The program’s single-day high for meals hit 275, and one Friday, when the group double-packs two-days’ worth, the club shipped out 523. Drivers drop off about three meals per stop.
“We have it down to a science,” Davis said.
Those meals — recent offerings also include mac and cheese, tacos, barbecue chicken, vegetable lasagna and meatloaf — go to anyone who fills out a form on the club’s website.
“There’s no questions,” Davis said. “The way I look at it everyone’s going to need help with this going on.”
Certainly, Fritz said, the club is serving many of its members and their families, but the list just begins there.
“We have a number of senior citizens who receive meals. We have a number of families who receive meals,” he said. “It’s a real cross-section of folks.”
Fritz was asked why a youth club should take on the task, and he responded the organization sees itself as more than that.
“We’re leaders in this community.
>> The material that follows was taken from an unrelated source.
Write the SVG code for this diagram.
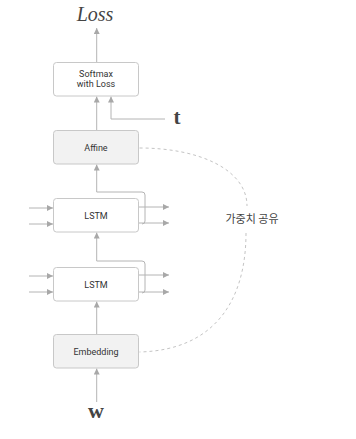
<svg xmlns="http://www.w3.org/2000/svg" width="356" height="439" viewBox="0 0 356 439">
<style>
.box{fill:#ffffff;stroke:#c8c8c8;stroke-width:1}
.gbox{fill:#f2f2f2;stroke:#c8c8c8;stroke-width:1}
.lbl{font-family:Roboto,"Liberation Sans",sans-serif;font-size:9px;fill:#333;text-anchor:middle}
.ln{fill:none;stroke:#b4b4b4;stroke-width:1}
.dash{fill:none;stroke:#c4c4c4;stroke-width:1;stroke-dasharray:3 3}
.math{font-family:"Liberation Serif",serif;fill:#444;text-anchor:middle}
</style>
<defs>
<marker id="ah" viewBox="0 0 6 6" refX="6" refY="3" markerWidth="6" markerHeight="6" markerUnits="userSpaceOnUse" orient="auto">
<path d="M0,0 L6,3 L0,6 Z" fill="#a8a8a8"/>
</marker>
</defs>
<g id="connectors">
<line class="ln" x1="96.7" y1="62" x2="96.7" y2="28" marker-end="url(#ah)"/>
<polyline class="ln" points="165,119 111,119 111,96.5" marker-end="url(#ah)"/>
<line class="ln" x1="96.7" y1="130" x2="96.7" y2="96.5" marker-end="url(#ah)"/>
<path class="ln" d="M142,224 Q145,224 145,221 L145,195 Q145,192 142,192 L96.7,192 L96.7,164.5" marker-end="url(#ah)"/>
<line class="ln" x1="29" y1="208" x2="53" y2="208" marker-end="url(#ah)"/>
<line class="ln" x1="29" y1="224" x2="53" y2="224" marker-end="url(#ah)"/>
<line class="ln" x1="139" y1="207" x2="169" y2="207" marker-end="url(#ah)"/>
<line class="ln" x1="139" y1="223" x2="169" y2="223" marker-end="url(#ah)"/>
<path class="ln" d="M142,293 Q145,293 145,290 L145,264 Q145,261 142,261 L96.7,261 L96.7,232.5" marker-end="url(#ah)"/>
<line class="ln" x1="29" y1="276" x2="53" y2="276" marker-end="url(#ah)"/>
<line class="ln" x1="29" y1="292" x2="53" y2="292" marker-end="url(#ah)"/>
<line class="ln" x1="139" y1="275" x2="169" y2="275" marker-end="url(#ah)"/>
<line class="ln" x1="139" y1="292" x2="169" y2="292" marker-end="url(#ah)"/>
<line class="ln" x1="96.7" y1="334" x2="96.7" y2="301.5" marker-end="url(#ah)"/>
<line class="ln" x1="96.7" y1="402" x2="96.7" y2="368.5" marker-end="url(#ah)"/>
<path class="dash" d="M139.5,148 C200,148 247,170 247,206"/>
<path class="dash" d="M246,233 C246,300 215,350 139.5,352"/>
</g>
<text class="math" x="95" y="21" font-size="20" font-style="italic">Loss</text>
<text class="math" x="177" y="124" font-size="21" font-weight="bold">t</text>
<text class="math" x="96" y="418" font-size="22" font-weight="bold">w</text>
<g id="softmax">
<rect class="box" x="53.5" y="62.5" width="85" height="33.5" rx="3"/>
<text class="lbl" x="96" y="77">Softmax</text>
<text class="lbl" x="96" y="86.5">with Loss</text>
</g>
<g id="affine">
<rect class="gbox" x="53.5" y="130.5" width="85" height="33.5" rx="3"/>
<text class="lbl" x="96" y="150.5">Affine</text>
</g>
<g id="lstm1">
<rect class="box" x="53.5" y="198.5" width="85" height="33.5" rx="3"/>
<text class="lbl" x="96" y="218.5">LSTM</text>
</g>
<g id="lstm2">
<rect class="box" x="53.5" y="267.5" width="85" height="33.5" rx="3"/>
<text class="lbl" x="96" y="287.5">LSTM</text>
</g>
<g id="embedding">
<rect class="gbox" x="53.5" y="334.5" width="85" height="33.5" rx="3"/>
<text class="lbl" x="96" y="354.5">Embedding</text>
</g>
<text x="252" y="223" font-family="'Noto Sans CJK KR',sans-serif" font-size="11" fill="#444" text-anchor="middle">가중치 공유</text>
</svg>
And taken from that perspective we have a responsibility to everyone who lives here,” he said.
“And that (providing meals) is how you promote the cause we all support, which is the mission of the club, which is to provide a safe place for the young people of this community. And during this pandemic the safest place for them was at home, God willing.”
Steponaitis answered the same question.
“Our direct mission is to serve children. And when you have children you know you have food insecurity when everything is normal, and you know that when everything turns upside down, and households that are one-paycheck households are no-paycheck households, you can’t wait for the infrastructure to come into play,” she said. “There’s no discussion about it. People have to eat.”
Original plans called for the program to run through the end of July, or possibly whenever demand drops to fewer than 150 meals per day. But all agreed the pandemic means the future is unknown, and another outbreak could trigger ongoing need for Meals for All.
“It’s a scary thought, that we might get that extra spike,” Davis said. “If it does we’ll just be here longer.”